-- START LISTING --

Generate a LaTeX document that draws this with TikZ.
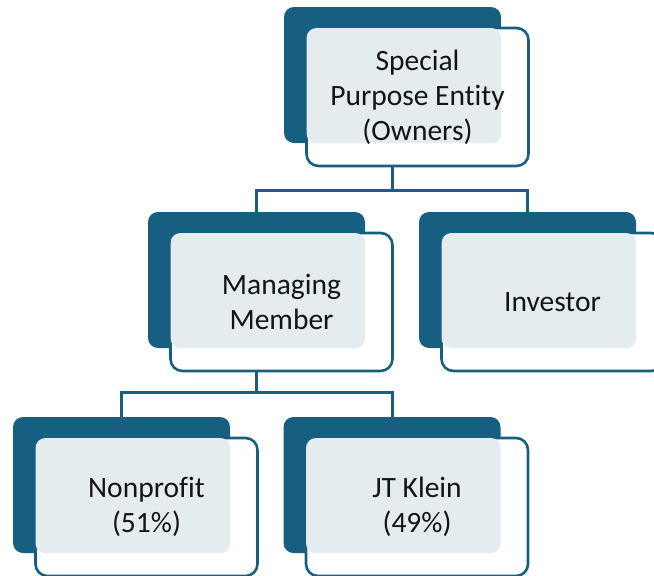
\documentclass[tikz,border=0pt]{standalone}
\usepackage{fontspec}
\setmainfont{Carlito}[Ligatures=NoCommon]
\usetikzlibrary{positioning}
\definecolor{orgteal}{RGB}{23,95,128}
\definecolor{orgpale}{RGB}{229,236,240}

\begin{document}
\begin{tikzpicture} [x=1pt, y=-1pt, node distance=271pt,
  back/.style={rectangle, fill=orgteal, rounded corners=10pt, minimum width=217pt, minimum height=136pt, inner sep=0pt},
  frame/.style={rectangle, draw=orgteal, line width=2.6pt, fill=white, rounded corners=12pt, minimum width=222pt, minimum height=138pt, inner sep=0pt},
  label/.style={align=center, text=black!92, font=\fontsize{29.5}{35}\selectfont},
  link/.style={draw=orgteal, line width=3pt}]
  \useasboundingbox (0,0) rectangle (654,576);
  %% back plates
  \node [back] (top-d) at (392.5,75) {};
  \node [back] (mm-d) at (256.5,280) {};
  \node [back, right of=mm-d] (inv-d) {};
  \node [back] (np-d) at (121.5,485) {};
  \node [back, right of=np-d, node distance=270.5pt] (jt-d) {};
  % frames, pale boxes and texts
  \foreach \n/\txt in {top/{Special\\Purpose Entity\\(Owners)}, mm/{Managing\\Member}, inv/Investor, np/{Nonprofit\\(51\%)}, jt/{JT Klein\\(49\%)}} {
    \node [frame] (\n-f) at ([shift={(25,22)}]\n-d.center) {};
    \fill [orgpale, rounded corners=10pt] ([shift={(1.3,1.3)}]\n-f.north west) rectangle (\n-d.south east);
    \node [label] (\n) at (\n-f.center) {\txt};
  }
  % Draw edges
  \draw [link] (top-d.south |- top-f.south) -- ++(0,23) coordinate (top-j) -| (mm-d.north);
  \draw [link] (top-j) -| (inv-d.north);
  \draw [link] (mm-d.south |- mm-f.south) -- ++(0,20) coordinate (mm-j) -| (np-d.north);
  \draw [link] (mm-j) -| (jt-d.north);
\end{tikzpicture}
\end{document}
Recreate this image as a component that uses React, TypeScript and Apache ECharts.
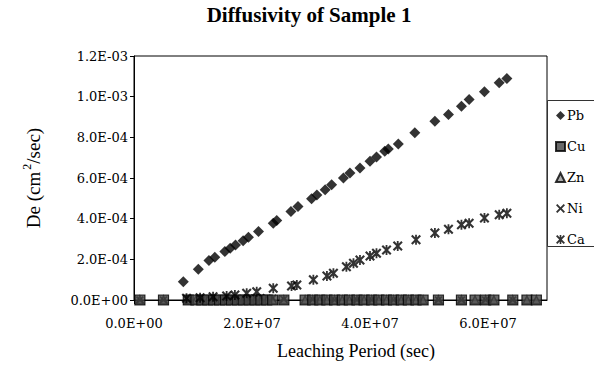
import React, { useEffect, useRef } from "react";
import * as echarts from "echarts";

// Leaching period (sec) and effective diffusivity De (cm^2/sec)
const pbX = [8.36e6, 10.9e6, 12.7e6, 13.7e6, 15.4e6, 16.3e6, 17.2e6, 18.5e6, 19.4e6, 21.1e6, 23.6e6, 24.2e6, 26.6e6, 27.8e6, 30.1e6, 31.0e6, 32.4e6, 33.5e6, 35.5e6, 36.6e6, 38.3e6, 40.0e6, 41.1e6, 42.5e6, 43.1e6, 44.8e6, 47.6e6, 51.0e6, 53.3e6, 55.5e6, 56.8e6, 59.4e6, 61.9e6, 63.2e6];
const pbY = [9.0e-5, 1.51e-4, 1.94e-4, 2.1e-4, 2.38e-4, 2.55e-4, 2.71e-4, 2.92e-4, 3.09e-4, 3.37e-4, 3.78e-4, 3.91e-4, 4.35e-4, 4.6e-4, 4.98e-4, 5.17e-4, 5.42e-4, 5.67e-4, 6.0e-4, 6.24e-4, 6.49e-4, 6.82e-4, 7.03e-4, 7.31e-4, 7.43e-4, 7.67e-4, 8.22e-4, 8.79e-4, 9.12e-4, 9.53e-4, 9.86e-4, 1.024e-3, 1.068e-3, 1.089e-3];

const caX = [8.9e6, 11.2e6, 13.4e6, 15.7e6, 17.1e6, 19.1e6, 20.8e6, 23.6e6, 26.7e6, 27.6e6, 30.4e6, 32.7e6, 33.8e6, 36.0e6, 37.2e6, 38.3e6, 40.0e6, 41.1e6, 42.8e6, 44.7e6, 47.8e6, 51.0e6, 53.3e6, 55.5e6, 56.8e6, 59.4e6, 61.9e6, 63.2e6];
const caY = [8e-6, 1.1e-5, 1.6e-5, 2.0e-5, 2.5e-5, 3.3e-5, 4.1e-5, 5.8e-5, 6.9e-5, 7.4e-5, 9.9e-5, 1.18e-4, 1.32e-4, 1.64e-4, 1.81e-4, 1.97e-4, 2.17e-4, 2.3e-4, 2.46e-4, 2.66e-4, 2.96e-4, 3.29e-4, 3.48e-4, 3.7e-4, 3.78e-4, 4.03e-4, 4.19e-4, 4.27e-4];

const cuX = [1.0e6, 5.0e6, 9.2e6, 10.5e6, 11.5e6, 12.5e6, 13.5e6, 14.5e6, 15.5e6, 16.5e6, 17.5e6, 18.5e6, 19.5e6, 20.5e6, 21.5e6, 22.5e6, 23.5e6, 25.4e6, 29.0e6, 30.3e6, 31.5e6, 32.7e6, 34.0e6, 35.3e6, 36.5e6, 37.8e6, 39.0e6, 40.3e6, 41.5e6, 42.8e6, 44.0e6, 45.3e6, 46.5e6, 47.8e6, 49.0e6, 51.6e6, 55.5e6, 57.8e6, 59.6e6, 61.0e6, 64.2e6, 66.6e6, 68.2e6];
const cuY = cuX.map(() => 0);
const znX = cuX;
const znY = cuX.map(() => 0);
const niX = [1.0e6, 5.0e6, 9.2e6, 11.5e6, 13.5e6, 15.5e6, 17.5e6, 19.5e6, 21.5e6, 23.5e6, 25.4e6, 30.3e6, 34.0e6, 37.8e6, 40.3e6, 44.0e6, 51.6e6, 55.5e6, 59.6e6, 64.2e6];
const niY = [0, 0, 0, 2e-6, 4e-6, 6e-6, 8e-6, 1.0e-5, 1.2e-5, 8e-6, 4e-6, 2e-6, 0, 0, 0, 0, 0, 0, 0, 0];

const seriesNames = ["Pb", "Cu", "Zn", "Ni", "Ca"];
const xTicks = { min: 0, max: 7e7, interval: 2e7 };
const yTicks = { min: 0, max: 1.2e-3, interval: 2e-4 };

const SERIF = "'Liberation Serif', 'Times New Roman', serif";
const TICKFONT = "'DejaVu Serif', serif";

const X_SYMBOL = "path://M0,1.5L1.5,0L5,3.5L8.5,0L10,1.5L6.5,5L10,8.5L8.5,10L5,6.5L1.5,10L0,8.5L3.5,5Z";
const STAR_SYMBOL = "path://M0,1.5L1.5,0L5,3.5L8.5,0L10,1.5L6.5,5L10,8.5L8.5,10L5,6.5L1.5,10L0,8.5L3.5,5ZM4.1,0L5.9,0L5.9,10L4.1,10Z";

function sci(v: number): string {
  const [m, e] = v.toExponential(1).split("e");
  const sign = e[0] === "-" ? "-" : "+";
  const digits = e.replace(/[+-]/, "").padStart(2, "0");
  return m + "E" + sign + digits;
}

function pairs(xs: number[], ys: number[]) {
  return xs.map((x, i) => [x, ys[i]]);
}

export default function App() {
  const ref = useRef<HTMLDivElement>(null);
  useEffect(() => {
    if (!ref.current) return;
    const chart = echarts.init(ref.current, null, { renderer: "svg" });
    chart.setOption({
      animation: false,
      backgroundColor: "#fff",
      grid: {
        left: 134,
        right: 47,
        top: 56,
        bottom: 77,
        show: true,
        borderColor: "#000",
        borderWidth: 1,
      },
      xAxis: {
        type: "value",
        min: xTicks.min,
        max: xTicks.max,
        interval: xTicks.interval,
        axisLine: { show: true, lineStyle: { color: "#000", width: 1 } },
        axisTick: { show: true, length: 4, lineStyle: { color: "#000" } },
        splitLine: { show: false },
        axisLabel: {
          formatter: (v: number) => sci(v),
          showMaxLabel: false,
          color: "#000",
          fontFamily: TICKFONT,
          fontSize: 13,
          margin: 17,
        },
      },
      yAxis: {
        type: "value",
        min: yTicks.min,
        max: yTicks.max,
        interval: yTicks.interval,
        axisLine: { show: true, lineStyle: { color: "#000", width: 1 } },
        axisTick: { show: true, length: 4, lineStyle: { color: "#000" } },
        splitLine: { show: false },
        axisLabel: {
          formatter: (v: number) => sci(v),
          color: "#000",
          fontFamily: TICKFONT,
          fontSize: 13,
          margin: 6,
        },
      },
      legend: {
        orient: "vertical",
        left: 550,
        top: 104,
        itemWidth: 9,
        itemHeight: 9,
        itemGap: 18,
        data: seriesNames,
        textStyle: { color: "#000", fontFamily: TICKFONT, fontSize: 13, padding: [-4, 0, 0, -3] },
      },
      graphic: [
        {
          type: "rect",
          shape: { x: 547.5, y: 100.5, width: 60, height: 146 },
          style: { fill: "none", stroke: "#333", lineWidth: 1 },
          silent: true,
        },
        {
          type: "text",
          x: 309,
          y: 15,
          style: {
            text: "Diffusivity of Sample 1",
            font: "bold 21px " + SERIF,
            fill: "#000",
            textAlign: "center",
            textVerticalAlign: "middle",
          },
        },
        {
          type: "text",
          x: 356,
          y: 351,
          style: {
            text: "Leaching Period (sec)",
            font: "18px " + SERIF,
            fill: "#000",
            textAlign: "center",
            textVerticalAlign: "middle",
          },
        },
        {
          type: "text",
          x: 33,
          y: 178,
          rotation: Math.PI / 2,
          style: {
            text: "De (cm{sup|2}/sec)",
            font: "19px " + SERIF,
            fill: "#000",
            textAlign: "center",
            textVerticalAlign: "middle",
            rich: {
              sup: { fontSize: 12, fontFamily: SERIF, padding: [0, 0, 12, 2] },
            },
          },
        },
      ],
      series: [
        {
          name: "Pb",
          type: "scatter",
          symbol: "diamond",
          symbolSize: 11,
          itemStyle: { color: "#000" },
          data: pairs(pbX, pbY),
          z: 6,
        },
        {
          name: "Cu",
          type: "scatter",
          symbol: "rect",
          symbolSize: 10,
          itemStyle: { color: "#444", borderColor: "#000", borderWidth: 1.2 },
          data: pairs(cuX, cuY),
          z: 5,
        },
        {
          name: "Zn",
          type: "scatter",
          symbol: "triangle",
          symbolSize: 8,
          itemStyle: { color: "#999", borderColor: "#000", borderWidth: 1.5 },
          data: pairs(znX, znY),
          z: 3,
        },
        {
          name: "Ni",
          type: "scatter",
          symbol: X_SYMBOL,
          symbolSize: 8,
          itemStyle: { color: "#000" },
          data: pairs(niX, niY),
          z: 4,
        },
        {
          name: "Ca",
          type: "scatter",
          symbol: STAR_SYMBOL,
          symbolSize: 10,
          itemStyle: { color: "#000" },
          data: pairs(caX, caY),
          z: 6,
        },
      ],
    });
    return () => chart.dispose();
  }, []);
  return (
    <div
      ref={ref}
      style={{ position: "absolute", left: 0, top: 0, width: 594, height: 377 }}
    />
  );
}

-- END LISTING --

**WHAT IS REQUIRED:**
Copy only what runs above from the line containing "Recreate this image" through the line containing "4.03e-4, 4.19e-4, 4.27e-4];", exactly. Leave out the pictures.

**REPLY TO THE TASK:**
Recreate this image as a component that uses React, TypeScript and Apache ECharts.
import React, { useEffect, useRef } from "react";
import * as echarts from "echarts";

// Leaching period (sec) and effective diffusivity De (cm^2/sec)
const pbX = [8.36e6, 10.9e6, 12.7e6, 13.7e6, 15.4e6, 16.3e6, 17.2e6, 18.5e6, 19.4e6, 21.1e6, 23.6e6, 24.2e6, 26.6e6, 27.8e6, 30.1e6, 31.0e6, 32.4e6, 33.5e6, 35.5e6, 36.6e6, 38.3e6, 40.0e6, 41.1e6, 42.5e6, 43.1e6, 44.8e6, 47.6e6, 51.0e6, 53.3e6, 55.5e6, 56.8e6, 59.4e6, 61.9e6, 63.2e6];
const pbY = [9.0e-5, 1.51e-4, 1.94e-4, 2.1e-4, 2.38e-4, 2.55e-4, 2.71e-4, 2.92e-4, 3.09e-4, 3.37e-4, 3.78e-4, 3.91e-4, 4.35e-4, 4.6e-4, 4.98e-4, 5.17e-4, 5.42e-4, 5.67e-4, 6.0e-4, 6.24e-4, 6.49e-4, 6.82e-4, 7.03e-4, 7.31e-4, 7.43e-4, 7.67e-4, 8.22e-4, 8.79e-4, 9.12e-4, 9.53e-4, 9.86e-4, 1.024e-3, 1.068e-3, 1.089e-3];

const caX = [8.9e6, 11.2e6, 13.4e6, 15.7e6, 17.1e6, 19.1e6, 20.8e6, 23.6e6, 26.7e6, 27.6e6, 30.4e6, 32.7e6, 33.8e6, 36.0e6, 37.2e6, 38.3e6, 40.0e6, 41.1e6, 42.8e6, 44.7e6, 47.8e6, 51.0e6, 53.3e6, 55.5e6, 56.8e6, 59.4e6, 61.9e6, 63.2e6];
const caY = [8e-6, 1.1e-5, 1.6e-5, 2.0e-5, 2.5e-5, 3.3e-5, 4.1e-5, 5.8e-5, 6.9e-5, 7.4e-5, 9.9e-5, 1.18e-4, 1.32e-4, 1.64e-4, 1.81e-4, 1.97e-4, 2.17e-4, 2.3e-4, 2.46e-4, 2.66e-4, 2.96e-4, 3.29e-4, 3.48e-4, 3.7e-4, 3.78e-4, 4.03e-4, 4.19e-4, 4.27e-4];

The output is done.